• **Set task**
Give the data again exactly as written, skipping any pictures.

────────────────

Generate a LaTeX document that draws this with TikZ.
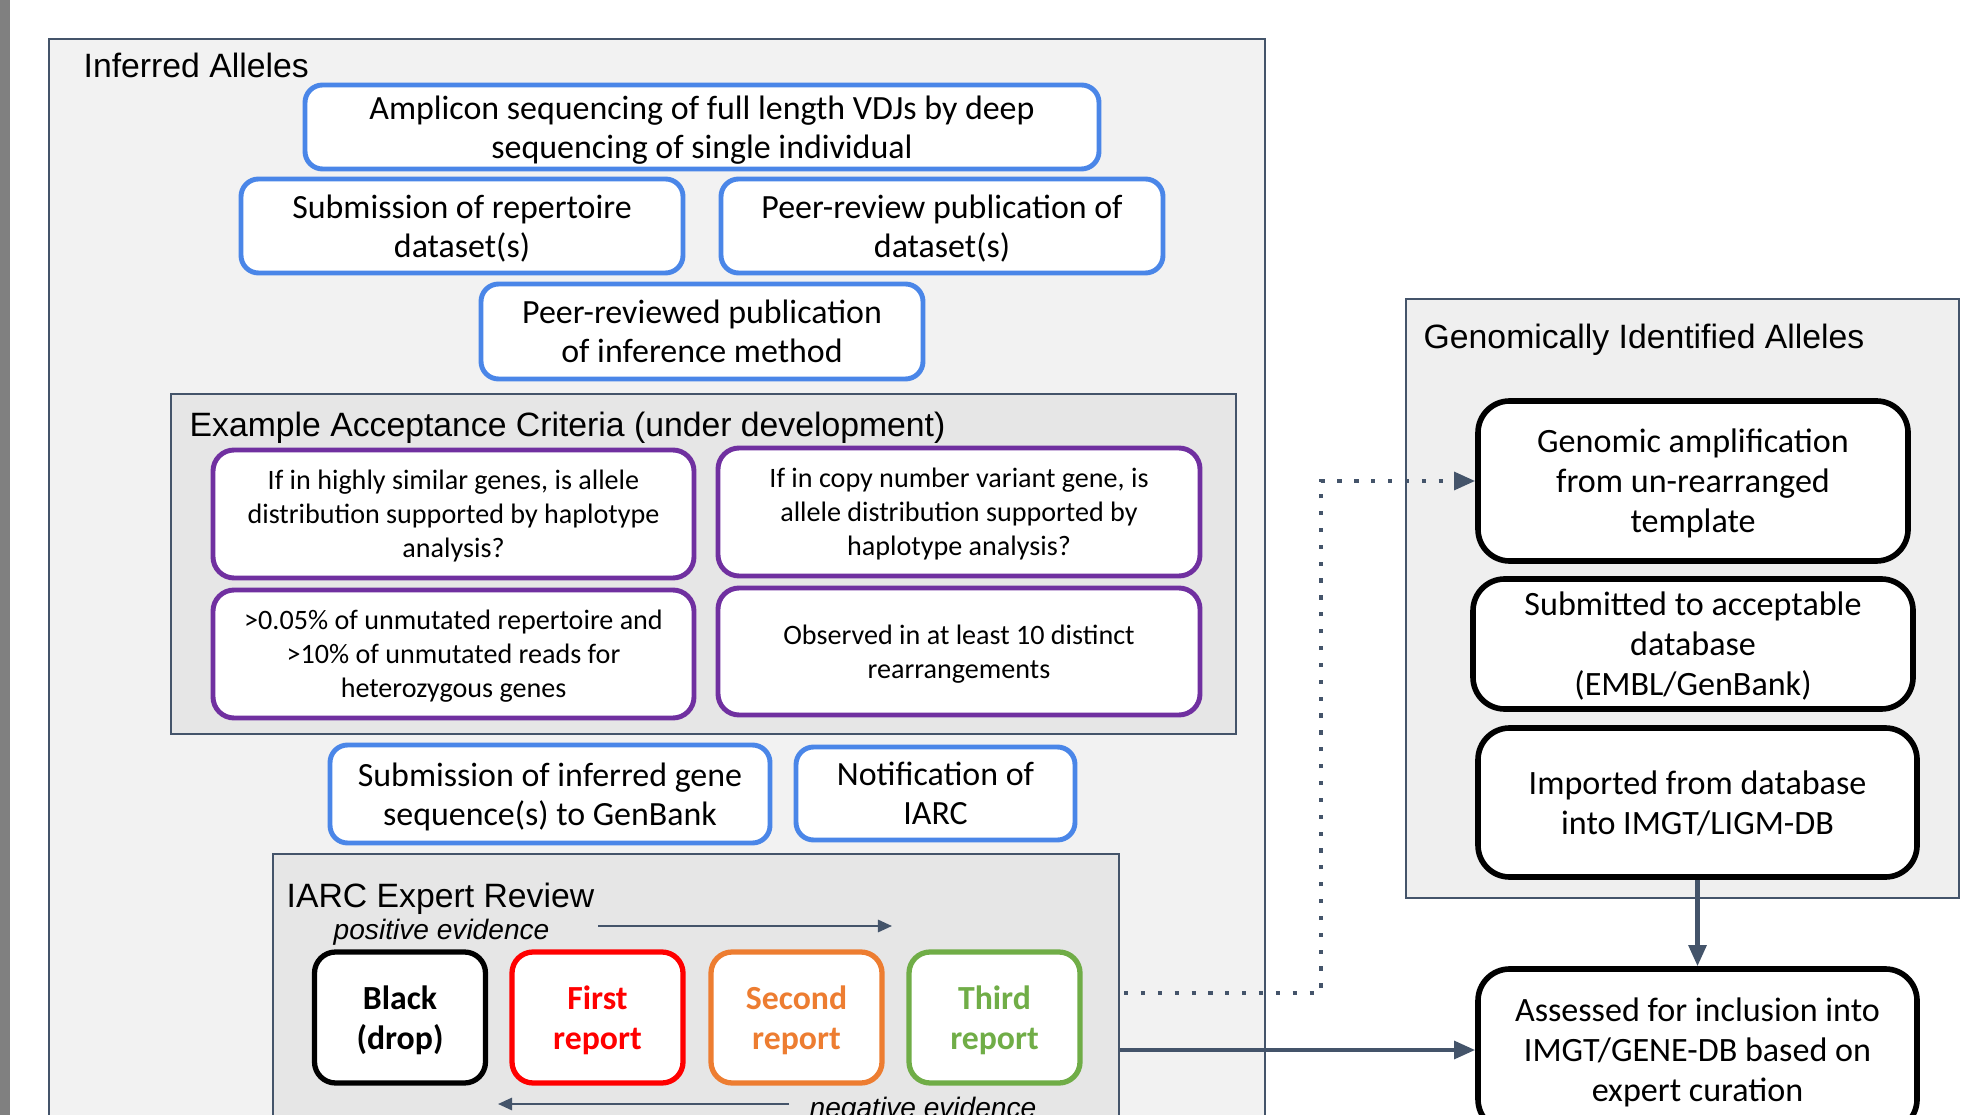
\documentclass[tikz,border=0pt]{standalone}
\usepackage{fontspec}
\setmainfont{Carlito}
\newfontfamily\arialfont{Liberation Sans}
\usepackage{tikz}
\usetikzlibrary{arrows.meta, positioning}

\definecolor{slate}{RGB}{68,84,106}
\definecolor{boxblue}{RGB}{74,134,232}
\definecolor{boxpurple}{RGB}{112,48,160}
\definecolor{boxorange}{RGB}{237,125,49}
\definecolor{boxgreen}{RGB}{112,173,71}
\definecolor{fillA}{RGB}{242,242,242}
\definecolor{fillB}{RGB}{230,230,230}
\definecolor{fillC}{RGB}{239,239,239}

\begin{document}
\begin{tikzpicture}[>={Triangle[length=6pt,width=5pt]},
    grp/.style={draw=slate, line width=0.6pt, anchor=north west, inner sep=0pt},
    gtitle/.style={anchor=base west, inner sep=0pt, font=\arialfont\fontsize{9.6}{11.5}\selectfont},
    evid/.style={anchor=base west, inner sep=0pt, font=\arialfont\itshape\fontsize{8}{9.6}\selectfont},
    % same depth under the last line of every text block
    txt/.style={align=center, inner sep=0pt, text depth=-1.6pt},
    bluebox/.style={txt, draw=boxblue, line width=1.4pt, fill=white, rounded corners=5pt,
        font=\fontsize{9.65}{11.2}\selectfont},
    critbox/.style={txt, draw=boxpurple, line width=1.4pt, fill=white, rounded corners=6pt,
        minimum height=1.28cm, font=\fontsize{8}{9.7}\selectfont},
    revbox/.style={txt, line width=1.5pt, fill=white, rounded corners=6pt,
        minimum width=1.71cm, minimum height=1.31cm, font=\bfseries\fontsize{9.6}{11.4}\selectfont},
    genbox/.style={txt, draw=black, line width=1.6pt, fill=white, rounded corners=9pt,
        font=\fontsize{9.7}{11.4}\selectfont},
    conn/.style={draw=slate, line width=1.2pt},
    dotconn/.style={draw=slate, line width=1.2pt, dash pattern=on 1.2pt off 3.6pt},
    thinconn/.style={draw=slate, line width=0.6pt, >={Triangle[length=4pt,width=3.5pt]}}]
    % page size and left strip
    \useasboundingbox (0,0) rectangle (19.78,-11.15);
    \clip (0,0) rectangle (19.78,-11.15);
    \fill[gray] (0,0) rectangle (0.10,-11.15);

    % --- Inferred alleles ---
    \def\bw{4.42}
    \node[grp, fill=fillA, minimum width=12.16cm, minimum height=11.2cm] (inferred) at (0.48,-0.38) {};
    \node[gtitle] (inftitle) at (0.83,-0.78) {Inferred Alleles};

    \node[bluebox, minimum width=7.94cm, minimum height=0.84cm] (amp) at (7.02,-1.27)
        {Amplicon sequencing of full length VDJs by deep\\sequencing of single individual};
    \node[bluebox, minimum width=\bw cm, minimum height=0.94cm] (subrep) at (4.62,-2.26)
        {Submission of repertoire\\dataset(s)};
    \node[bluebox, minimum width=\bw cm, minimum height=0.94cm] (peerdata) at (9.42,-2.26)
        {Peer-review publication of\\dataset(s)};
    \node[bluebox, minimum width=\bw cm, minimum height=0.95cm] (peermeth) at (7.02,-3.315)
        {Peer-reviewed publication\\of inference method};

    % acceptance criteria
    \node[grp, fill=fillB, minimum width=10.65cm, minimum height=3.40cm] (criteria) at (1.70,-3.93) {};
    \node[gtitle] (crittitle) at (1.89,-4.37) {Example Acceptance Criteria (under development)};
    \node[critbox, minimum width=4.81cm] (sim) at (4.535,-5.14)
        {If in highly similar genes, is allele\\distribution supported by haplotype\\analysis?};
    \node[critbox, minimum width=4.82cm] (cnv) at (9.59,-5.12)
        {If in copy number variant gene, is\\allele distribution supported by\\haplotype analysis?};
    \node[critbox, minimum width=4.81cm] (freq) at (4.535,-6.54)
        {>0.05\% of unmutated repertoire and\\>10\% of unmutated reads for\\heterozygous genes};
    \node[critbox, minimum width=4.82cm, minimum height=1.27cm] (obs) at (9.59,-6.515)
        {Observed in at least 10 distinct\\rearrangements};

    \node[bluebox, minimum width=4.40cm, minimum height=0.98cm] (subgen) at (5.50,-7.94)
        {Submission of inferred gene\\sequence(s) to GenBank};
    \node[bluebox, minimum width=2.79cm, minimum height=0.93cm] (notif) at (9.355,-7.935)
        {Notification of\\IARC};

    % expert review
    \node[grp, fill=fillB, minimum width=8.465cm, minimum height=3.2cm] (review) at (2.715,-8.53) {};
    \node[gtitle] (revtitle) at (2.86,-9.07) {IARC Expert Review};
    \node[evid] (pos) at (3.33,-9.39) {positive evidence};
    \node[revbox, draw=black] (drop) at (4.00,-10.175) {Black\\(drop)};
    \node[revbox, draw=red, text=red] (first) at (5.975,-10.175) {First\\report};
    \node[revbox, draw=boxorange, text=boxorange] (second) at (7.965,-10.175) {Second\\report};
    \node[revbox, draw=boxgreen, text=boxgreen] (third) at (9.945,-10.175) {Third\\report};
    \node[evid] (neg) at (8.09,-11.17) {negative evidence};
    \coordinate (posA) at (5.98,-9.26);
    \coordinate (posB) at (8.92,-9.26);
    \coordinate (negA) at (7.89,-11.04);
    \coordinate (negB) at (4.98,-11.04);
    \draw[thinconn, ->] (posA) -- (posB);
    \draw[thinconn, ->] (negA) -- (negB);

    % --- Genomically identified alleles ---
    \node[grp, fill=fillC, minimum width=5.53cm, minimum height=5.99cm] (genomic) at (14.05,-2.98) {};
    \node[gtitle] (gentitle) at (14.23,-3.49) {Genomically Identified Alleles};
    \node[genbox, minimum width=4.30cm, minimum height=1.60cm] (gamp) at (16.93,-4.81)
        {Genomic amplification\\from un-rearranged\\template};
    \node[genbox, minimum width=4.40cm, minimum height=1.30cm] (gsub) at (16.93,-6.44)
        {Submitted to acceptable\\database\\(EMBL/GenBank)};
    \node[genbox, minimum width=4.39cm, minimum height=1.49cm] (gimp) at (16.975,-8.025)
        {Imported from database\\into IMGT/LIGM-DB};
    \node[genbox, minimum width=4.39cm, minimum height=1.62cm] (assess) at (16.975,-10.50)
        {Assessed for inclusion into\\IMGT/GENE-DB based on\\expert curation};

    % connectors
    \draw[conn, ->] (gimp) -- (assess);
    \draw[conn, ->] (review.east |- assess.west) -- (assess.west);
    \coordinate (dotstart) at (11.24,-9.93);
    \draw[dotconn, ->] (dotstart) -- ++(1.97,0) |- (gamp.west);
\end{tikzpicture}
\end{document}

────────────────

• **Written response**
Generate a LaTeX document that draws this with TikZ.
\documentclass[tikz,border=0pt]{standalone}
\usepackage{fontspec}
\setmainfont{Carlito}
\newfontfamily\arialfont{Liberation Sans}
\usepackage{tikz}
\usetikzlibrary{arrows.meta, positioning}

\definecolor{slate}{RGB}{68,84,106}
\definecolor{boxblue}{RGB}{74,134,232}
\definecolor{boxpurple}{RGB}{112,48,160}
\definecolor{boxorange}{RGB}{237,125,49}
\definecolor{boxgreen}{RGB}{112,173,71}
\definecolor{fillA}{RGB}{242,242,242}
\definecolor{fillB}{RGB}{230,230,230}
\definecolor{fillC}{RGB}{239,239,239}

\begin{document}
\begin{tikzpicture}[>={Triangle[length=6pt,width=5pt]},
    grp/.style={draw=slate, line width=0.6pt, anchor=north west, inner sep=0pt},
    gtitle/.style={anchor=base west, inner sep=0pt, font=\arialfont\fontsize{9.6}{11.5}\selectfont},
    evid/.style={anchor=base west, inner sep=0pt, font=\arialfont\itshape\fontsize{8}{9.6}\selectfont},
    % same depth under the last line of every text block
    txt/.style={align=center, inner sep=0pt, text depth=-1.6pt},
    bluebox/.style={txt, draw=boxblue, line width=1.4pt, fill=white, rounded corners=5pt,
        font=\fontsize{9.65}{11.2}\selectfont},
    critbox/.style={txt, draw=boxpurple, line width=1.4pt, fill=white, rounded corners=6pt,
        minimum height=1.28cm, font=\fontsize{8}{9.7}\selectfont},
    revbox/.style={txt, line width=1.5pt, fill=white, rounded corners=6pt,
        minimum width=1.71cm, minimum height=1.31cm, font=\bfseries\fontsize{9.6}{11.4}\selectfont},
    genbox/.style={txt, draw=black, line width=1.6pt, fill=white, rounded corners=9pt,
        font=\fontsize{9.7}{11.4}\selectfont},
    conn/.style={draw=slate, line width=1.2pt},
    dotconn/.style={draw=slate, line width=1.2pt, dash pattern=on 1.2pt off 3.6pt},
    thinconn/.style={draw=slate, line width=0.6pt, >={Triangle[length=4pt,width=3.5pt]}}]
    % page size and left strip
    \useasboundingbox (0,0) rectangle (19.78,-11.15);
    \clip (0,0) rectangle (19.78,-11.15);
    \fill[gray] (0,0) rectangle (0.10,-11.15);

    % --- Inferred alleles ---
    \def\bw{4.42}
    \node[grp, fill=fillA, minimum width=12.16cm, minimum height=11.2cm] (inferred) at (0.48,-0.38) {};
    \node[gtitle] (inftitle) at (0.83,-0.78) {Inferred Alleles};

    \node[bluebox, minimum width=7.94cm, minimum height=0.84cm] (amp) at (7.02,-1.27)
        {Amplicon sequencing of full length VDJs by deep\\sequencing of single individual};
    \node[bluebox, minimum width=\bw cm, minimum height=0.94cm] (subrep) at (4.62,-2.26)
        {Submission of repertoire\\dataset(s)};
    \node[bluebox, minimum width=\bw cm, minimum height=0.94cm] (peerdata) at (9.42,-2.26)
        {Peer-review publication of\\dataset(s)};
    \node[bluebox, minimum width=\bw cm, minimum height=0.95cm] (peermeth) at (7.02,-3.315)
        {Peer-reviewed publication\\of inference method};

    % acceptance criteria
    \node[grp, fill=fillB, minimum width=10.65cm, minimum height=3.40cm] (criteria) at (1.70,-3.93) {};
    \node[gtitle] (crittitle) at (1.89,-4.37) {Example Acceptance Criteria (under development)};
    \node[critbox, minimum width=4.81cm] (sim) at (4.535,-5.14)
        {If in highly similar genes, is allele\\distribution supported by haplotype\\analysis?};
    \node[critbox, minimum width=4.82cm] (cnv) at (9.59,-5.12)
        {If in copy number variant gene, is\\allele distribution supported by\\haplotype analysis?};
    \node[critbox, minimum width=4.81cm] (freq) at (4.535,-6.54)
        {>0.05\% of unmutated repertoire and\\>10\% of unmutated reads for\\heterozygous genes};
    \node[critbox, minimum width=4.82cm, minimum height=1.27cm] (obs) at (9.59,-6.515)
        {Observed in at least 10 distinct\\rearrangements};

    \node[bluebox, minimum width=4.40cm, minimum height=0.98cm] (subgen) at (5.50,-7.94)
        {Submission of inferred gene\\sequence(s) to GenBank};
    \node[bluebox, minimum width=2.79cm, minimum height=0.93cm] (notif) at (9.355,-7.935)
        {Notification of\\IARC};

    % expert review
    \node[grp, fill=fillB, minimum width=8.465cm, minimum height=3.2cm] (review) at (2.715,-8.53) {};
    \node[gtitle] (revtitle) at (2.86,-9.07) {IARC Expert Review};
    \node[evid] (pos) at (3.33,-9.39) {positive evidence};
    \node[revbox, draw=black] (drop) at (4.00,-10.175) {Black\\(drop)};
    \node[revbox, draw=red, text=red] (first) at (5.975,-10.175) {First\\report};
    \node[revbox, draw=boxorange, text=boxorange] (second) at (7.965,-10.175) {Second\\report};
    \node[revbox, draw=boxgreen, text=boxgreen] (third) at (9.945,-10.175) {Third\\report};
    \node[evid] (neg) at (8.09,-11.17) {negative evidence};
    \coordinate (posA) at (5.98,-9.26);
    \coordinate (posB) at (8.92,-9.26);
    \coordinate (negA) at (7.89,-11.04);
    \coordinate (negB) at (4.98,-11.04);
    \draw[thinconn, ->] (posA) -- (posB);
    \draw[thinconn, ->] (negA) -- (negB);

    % --- Genomically identified alleles ---
    \node[grp, fill=fillC, minimum width=5.53cm, minimum height=5.99cm] (genomic) at (14.05,-2.98) {};
    \node[gtitle] (gentitle) at (14.23,-3.49) {Genomically Identified Alleles};
    \node[genbox, minimum width=4.30cm, minimum height=1.60cm] (gamp) at (16.93,-4.81)
        {Genomic amplification\\from un-rearranged\\template};
    \node[genbox, minimum width=4.40cm, minimum height=1.30cm] (gsub) at (16.93,-6.44)
        {Submitted to acceptable\\database\\(EMBL/GenBank)};
    \node[genbox, minimum width=4.39cm, minimum height=1.49cm] (gimp) at (16.975,-8.025)
        {Imported from database\\into IMGT/LIGM-DB};
    \node[genbox, minimum width=4.39cm, minimum height=1.62cm] (assess) at (16.975,-10.50)
        {Assessed for inclusion into\\IMGT/GENE-DB based on\\expert curation};

    % connectors
    \draw[conn, ->] (gimp) -- (assess);
    \draw[conn, ->] (review.east |- assess.west) -- (assess.west);
    \coordinate (dotstart) at (11.24,-9.93);
    \draw[dotconn, ->] (dotstart) -- ++(1.97,0) |- (gamp.west);
\end{tikzpicture}
\end{document}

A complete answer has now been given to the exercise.